— START Provided data —
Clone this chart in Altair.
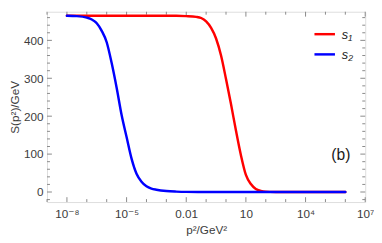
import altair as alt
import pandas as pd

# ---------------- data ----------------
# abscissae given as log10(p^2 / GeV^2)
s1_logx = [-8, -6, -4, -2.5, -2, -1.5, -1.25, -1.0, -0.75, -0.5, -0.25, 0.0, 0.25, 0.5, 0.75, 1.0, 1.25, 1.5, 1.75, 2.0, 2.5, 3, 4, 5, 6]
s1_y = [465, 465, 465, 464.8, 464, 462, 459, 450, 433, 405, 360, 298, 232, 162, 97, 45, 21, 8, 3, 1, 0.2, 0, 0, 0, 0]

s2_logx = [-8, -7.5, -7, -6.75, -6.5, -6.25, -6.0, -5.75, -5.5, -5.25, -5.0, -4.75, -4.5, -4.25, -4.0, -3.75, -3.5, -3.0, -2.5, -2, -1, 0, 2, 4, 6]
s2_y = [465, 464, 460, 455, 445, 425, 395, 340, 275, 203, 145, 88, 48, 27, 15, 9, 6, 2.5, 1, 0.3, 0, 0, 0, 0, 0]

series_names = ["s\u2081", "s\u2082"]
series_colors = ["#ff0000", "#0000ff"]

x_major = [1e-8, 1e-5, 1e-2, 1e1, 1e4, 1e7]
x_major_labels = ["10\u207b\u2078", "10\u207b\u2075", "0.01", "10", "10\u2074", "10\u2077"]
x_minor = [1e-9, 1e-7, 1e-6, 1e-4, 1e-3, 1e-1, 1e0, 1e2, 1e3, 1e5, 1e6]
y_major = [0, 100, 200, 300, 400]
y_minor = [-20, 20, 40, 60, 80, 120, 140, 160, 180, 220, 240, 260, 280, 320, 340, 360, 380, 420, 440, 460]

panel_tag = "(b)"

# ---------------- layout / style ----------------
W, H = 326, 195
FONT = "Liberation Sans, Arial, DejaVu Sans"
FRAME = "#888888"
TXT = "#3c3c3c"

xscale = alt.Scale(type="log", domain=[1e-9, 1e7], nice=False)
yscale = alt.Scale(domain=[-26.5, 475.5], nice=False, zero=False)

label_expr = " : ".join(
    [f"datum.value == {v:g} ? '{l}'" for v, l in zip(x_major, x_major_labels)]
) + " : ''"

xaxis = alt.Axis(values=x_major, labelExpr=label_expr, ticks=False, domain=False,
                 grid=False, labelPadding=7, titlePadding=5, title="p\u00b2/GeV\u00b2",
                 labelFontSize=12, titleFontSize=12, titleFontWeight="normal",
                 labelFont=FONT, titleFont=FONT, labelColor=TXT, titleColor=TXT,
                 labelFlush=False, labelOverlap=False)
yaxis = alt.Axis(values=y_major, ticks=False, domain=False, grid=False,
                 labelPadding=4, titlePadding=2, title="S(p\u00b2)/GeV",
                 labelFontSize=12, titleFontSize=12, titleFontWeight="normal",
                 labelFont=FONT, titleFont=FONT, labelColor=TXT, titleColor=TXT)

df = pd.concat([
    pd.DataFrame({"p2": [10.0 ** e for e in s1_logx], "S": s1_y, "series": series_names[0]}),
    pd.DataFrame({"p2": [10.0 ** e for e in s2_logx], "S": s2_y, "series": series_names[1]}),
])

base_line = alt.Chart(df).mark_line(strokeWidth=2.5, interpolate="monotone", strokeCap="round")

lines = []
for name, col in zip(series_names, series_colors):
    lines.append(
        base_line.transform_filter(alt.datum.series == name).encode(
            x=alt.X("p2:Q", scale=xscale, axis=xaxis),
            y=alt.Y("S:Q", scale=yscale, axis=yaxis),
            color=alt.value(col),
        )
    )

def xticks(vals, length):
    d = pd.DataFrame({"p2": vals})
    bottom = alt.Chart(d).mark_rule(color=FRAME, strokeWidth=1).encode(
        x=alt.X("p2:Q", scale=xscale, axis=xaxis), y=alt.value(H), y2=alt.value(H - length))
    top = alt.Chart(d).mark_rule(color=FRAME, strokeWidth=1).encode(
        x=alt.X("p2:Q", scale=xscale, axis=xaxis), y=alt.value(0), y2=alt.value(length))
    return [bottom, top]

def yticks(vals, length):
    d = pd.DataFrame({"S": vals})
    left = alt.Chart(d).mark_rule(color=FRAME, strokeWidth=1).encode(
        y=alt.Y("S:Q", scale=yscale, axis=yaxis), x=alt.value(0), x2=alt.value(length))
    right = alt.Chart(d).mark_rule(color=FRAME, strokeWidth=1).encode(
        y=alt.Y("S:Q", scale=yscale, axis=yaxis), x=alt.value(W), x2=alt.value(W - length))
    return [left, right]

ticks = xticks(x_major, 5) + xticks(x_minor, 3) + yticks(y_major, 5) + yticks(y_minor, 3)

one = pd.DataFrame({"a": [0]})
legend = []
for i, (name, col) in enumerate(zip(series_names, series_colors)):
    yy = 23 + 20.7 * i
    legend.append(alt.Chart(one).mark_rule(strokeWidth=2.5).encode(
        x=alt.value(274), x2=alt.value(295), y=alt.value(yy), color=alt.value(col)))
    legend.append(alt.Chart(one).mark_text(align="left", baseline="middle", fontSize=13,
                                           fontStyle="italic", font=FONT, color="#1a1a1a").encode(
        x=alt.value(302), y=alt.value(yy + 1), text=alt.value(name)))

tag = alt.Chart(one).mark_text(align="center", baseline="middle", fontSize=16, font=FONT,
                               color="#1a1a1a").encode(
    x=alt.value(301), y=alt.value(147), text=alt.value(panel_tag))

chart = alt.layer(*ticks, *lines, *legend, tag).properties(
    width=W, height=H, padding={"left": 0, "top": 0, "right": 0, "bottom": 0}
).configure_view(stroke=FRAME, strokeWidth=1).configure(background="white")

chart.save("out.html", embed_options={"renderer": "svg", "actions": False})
— END Provided data —
§ **What you need to do**: Make an exact copy of the lines from the top of the material through the line with "import pandas as pd", pictures excluded.

§ **Reply to the exercise**:
Clone this chart in Altair.
import altair as alt
import pandas as pd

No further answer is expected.